Localizada na região central de Niterói, com vista para a ponte, a Ilha da Conceição é um rico exemplo de recorte, entre outras ilhas da região, que tiveram as praias soterradas pela instalação dos estaleiros. A maioria dessas ações foram executadas por empresas europeias, que dominavam o comercio dos portos da regiao. Hoje, a atividade pesqueira tradicional é algo praticamente impossível para os pescadores locais. Diante disso, muitos deles vivem de vender sucatas das embarcações abandonadas para os ferros-velhos da região. No início, os estaleiros foram recebidos como sinônimo de progresso. Logo foram se espalhando pelas margens das pequenas ilhas e penínsulas fazendo desaparecer as praias. A Ilha da Conceição é protagonista do filme, que ainda revela outras ilhas da região, como a Ilha do Caju, hoje totalmente privatizada. Essas pequenas ilhas foram soterradas durante a construção da ponte Rio Niterói, no período da ditadura militar brasileira, que durou 21 anos.

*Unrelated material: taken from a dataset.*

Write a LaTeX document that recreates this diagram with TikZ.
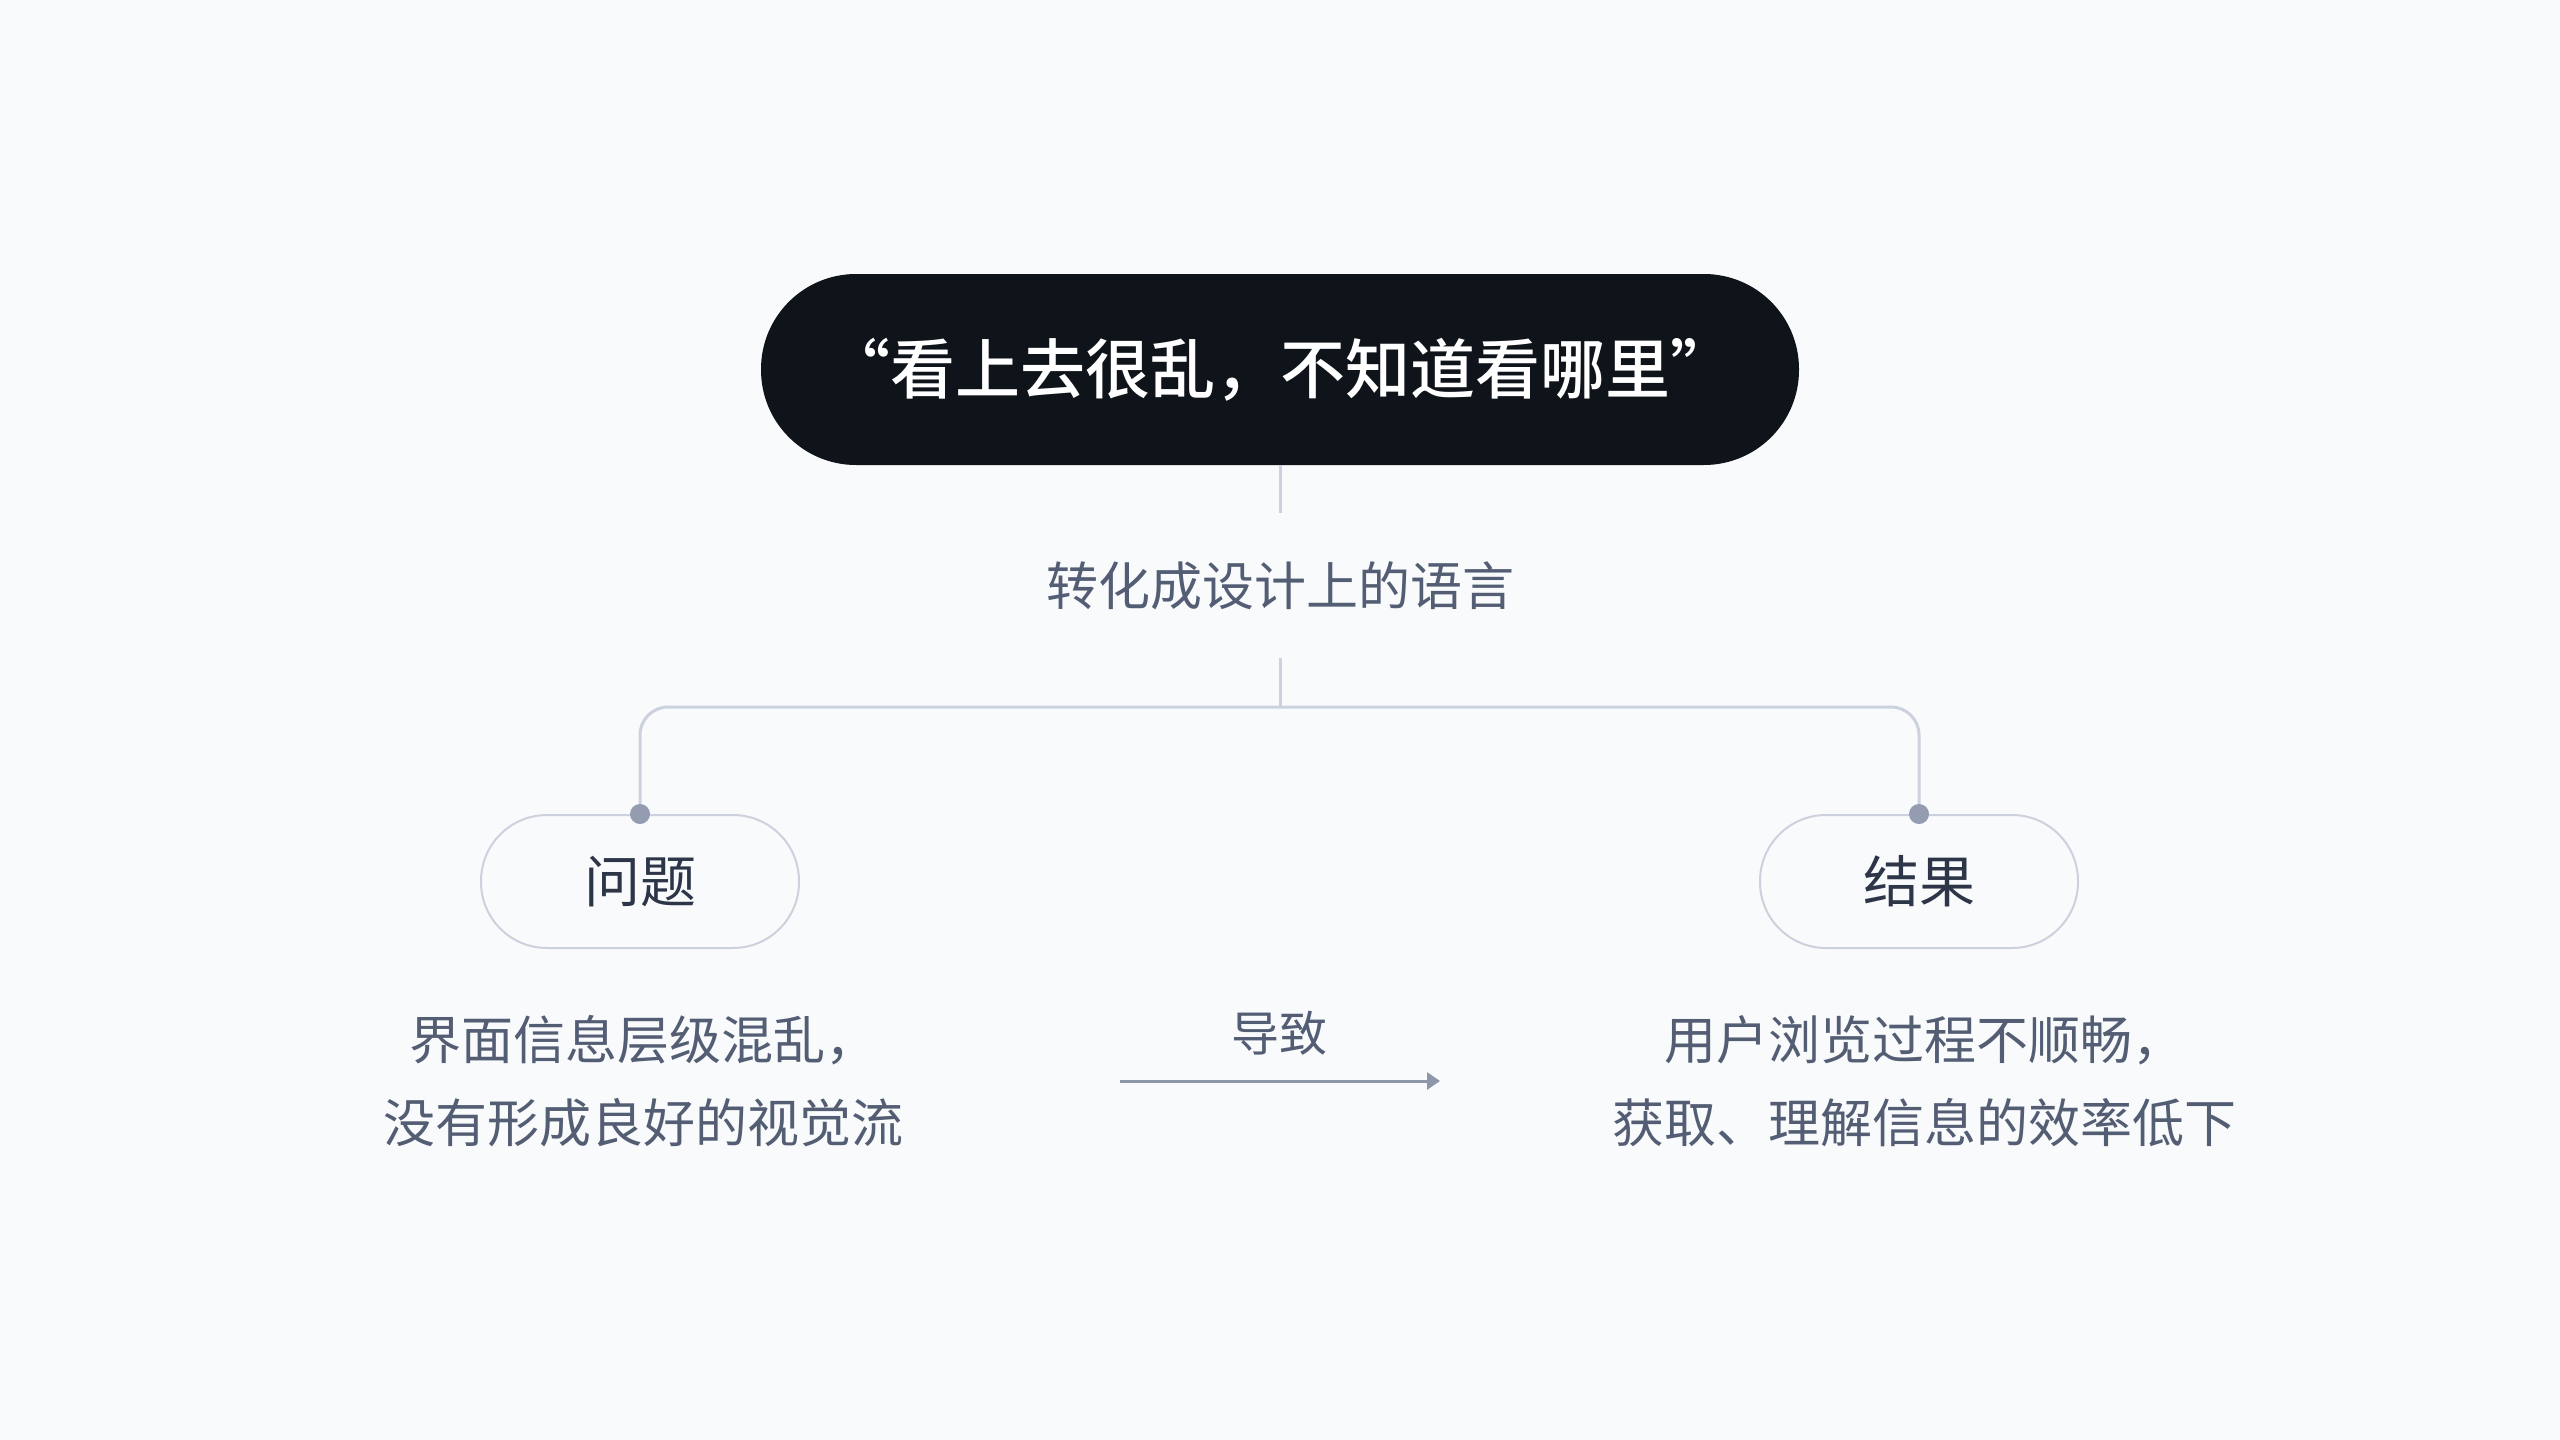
\documentclass[tikz,border=0pt]{standalone}
\usepackage{fontspec}
\newfontfamily\cjk{Noto Sans CJK SC}
\newfontfamily\cjkmed{Noto Sans CJK SC Medium}
\usetikzlibrary{arrows.meta}
\definecolor{bg}{HTML}{F9FAFB}
\definecolor{pilldark}{HTML}{0F141A}
\definecolor{conn}{HTML}{CBD2DD}
\definecolor{dotc}{HTML}{939CB0}
\definecolor{labc}{HTML}{535D73}
\definecolor{darktxt}{HTML}{2D3648}
\definecolor{arrc}{HTML}{8E97A9}
\tikzset{
  toppill/.style={rounded corners=95pt, fill=pilldark, minimum width=1038pt, minimum height=191pt, text=white, inner sep=0pt, font=\cjkmed\fontsize{65}{70}\selectfont},
  subpill/.style={rounded corners=66pt, draw=conn, line width=2pt, fill=bg, minimum width=318pt, minimum height=133pt, text=darktxt, inner sep=0pt, font=\cjk\fontsize{56}{60}\selectfont},
  midlabel/.style={text=labc, minimum height=145pt, inner sep=0pt, font=\cjk\fontsize{52}{56}\selectfont},
  desc/.style={text=labc, align=center, inner sep=0pt, font=\cjk\fontsize{52}{83}\selectfont},
  connline/.style={draw=conn, line width=3pt},
  dotmark/.style={fill=dotc},
  arrline/.style={draw=arrc, line width=3pt, -{Triangle[length=13pt,width=17pt]}}
}
\begin{document}
\begin{tikzpicture}[x=1pt,y=1pt]
\fill[bg] (0,0) rectangle (2560,-1440);
\useasboundingbox (0,0) rectangle (2560,-1440);
\node[toppill] (top) at (1280,-369.5) {“看上去很乱，不知道看哪里”};
\node[midlabel] (mid) at (1280,-585.5) {转化成设计上的语言};
\coordinate (j) at (1280,-707);
\node[subpill] (p1) at (640,-881.5) {问题};
\node[subpill] (p2) at (1919,-881.5) {结果};
\draw[connline] (top.south) -- (mid.north);
\draw[connline] (mid.south) -- (j);
\draw[connline, rounded corners=28pt] (p1.north) |- (j) -| (p2.north);
\fill[dotmark] (p1.north) circle (10);
\fill[dotmark] (p2.north) circle (10);
\node[desc] (d1) at (643,-1081) {界面信息层级混乱，\\没有形成良好的视觉流};
\node[desc] (d2) at (1924,-1081) {用户浏览过程不顺畅，\\获取、理解信息的效率低下};
\node[text=labc, inner sep=0pt, font=\cjk\fontsize{48}{52}\selectfont] (lead) at (1279,-1033) {导致};
\coordinate (a1) at (1120,-1081);
\coordinate (a2) at (1440,-1081);
\draw[arrline] (a1) -- (a2);
\end{tikzpicture}
\end{document}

Liliane Mutti lança ainda, um potente olhar afetivo sobre a rotina das mulheres da ilha, que se identificam como “as viuvas do mar”, em uma alusão a São Pedro, o padroeiro da ilha e das viúvas. “Essas moradoras guardam memórias solares da doçura de uma infância correndo pela da praia de areia de biquini, mesmo sabendo que suas filhas e netas não tiveram a mesma liberdade”, destaca a cineasta, que, imagina o filme se inserindo nos debates sobre a reivindicação fluminense da despoluição da Baía da Guanabara. O filme “Ilha da Conceição” promete circular os festivais levando Niterói para o mundo e conta com apoio do Ministério da Cultura e da Prefeitura de Niterói, por meio da Lei Paulo Gustavo de fomento à cultura.